A practical guide for business managers. No complex stats, just business problems and the right tools to solve them.
The Most Important Rule
The best model isn't the most accurate one. It's the one that gets **used** to make a decision and create value. An 80% accurate model that your team trusts and understands is better than an 85% accurate model that no one can explain.
The 30-Second Model Picker
Start with: Regression Models
These models are perfect for predicting a number.
- Simple & Fast: Linear Regression
- More Complex: Decision Tree Regression
Real-World Example:
A real estate company uses regression to predict a house price based on its size, location, and number of bedrooms.
Start with: Classification Models
Use these to predict a "yes/no" or category answer.
- Easy to Explain: Logistic Regression, Decision Trees
- More Accurate (but less clear): Random Forest
Real-World Example:
Spotify predicts if a user is likely to cancel their subscription (churn) based on their listening habits.
Start with: Clustering
Use this to find hidden groups or segments in your customers or products.
- Most Common: K-Means Clustering
Real-World Example:
A retail company uses clustering to identify different types of shoppers (e.g., "Bargain Hunters," "Loyal Regulars") for targeted marketing campaigns.
Start with: Market Basket Analysis
Use this to discover which items are frequently purchased together.
Real-World Example:
Amazon's "Frequently Bought Together" feature is a classic example of market basket analysis.
Start with: Time Series Forecasting
Use this when you need to predict future values based on past data over time.
- Standard Models: ARIMA, Prophet
Real-World Example:
Walmart forecasts the demand for ice cream during the summer to ensure its stores are always in stock.
Common Managerial Pitfalls (and How to Avoid Them)
⚠️ Using a Sledgehammer to Crack a Nut
Don't use a highly complex model (like "Deep Learning") on a small dataset (e.g., 1,000 customers).

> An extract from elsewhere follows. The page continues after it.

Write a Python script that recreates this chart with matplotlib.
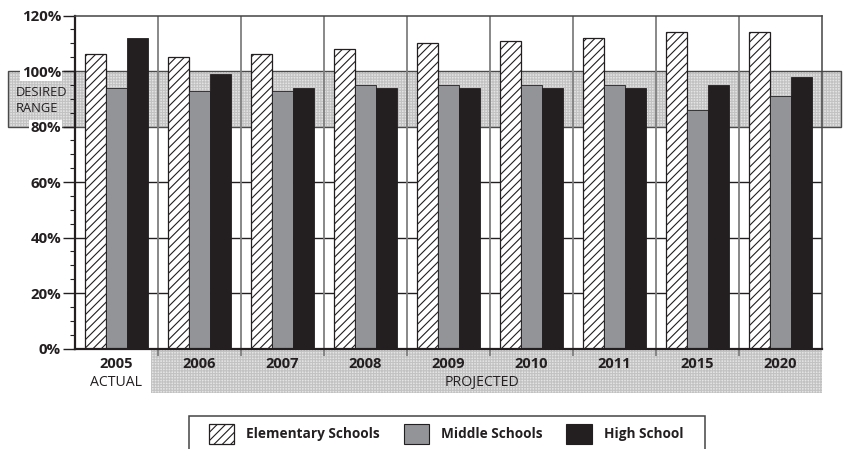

A simple model will be faster, cheaper, and easier to explain.
⚠️ Chasing the Wrong Goal
A fraud model that is "99% accurate" might catch no fraud if fraud is rare. Focus on the business goal (e.g., "how much fraud did we catch?") not just the accuracy score.
⚠️ The "Black Box" Problem
In regulated industries like banking or healthcare, you must be able to explain why a model made a certain decision (e.g., why a loan was denied). Don't use a model you can't interpret.
⚠️ Forgetting Reality
A model that takes 10 hours to make a prediction is useless for a real-time website recommendation. The best model is one that is fast enough and simple enough to actually be deployed.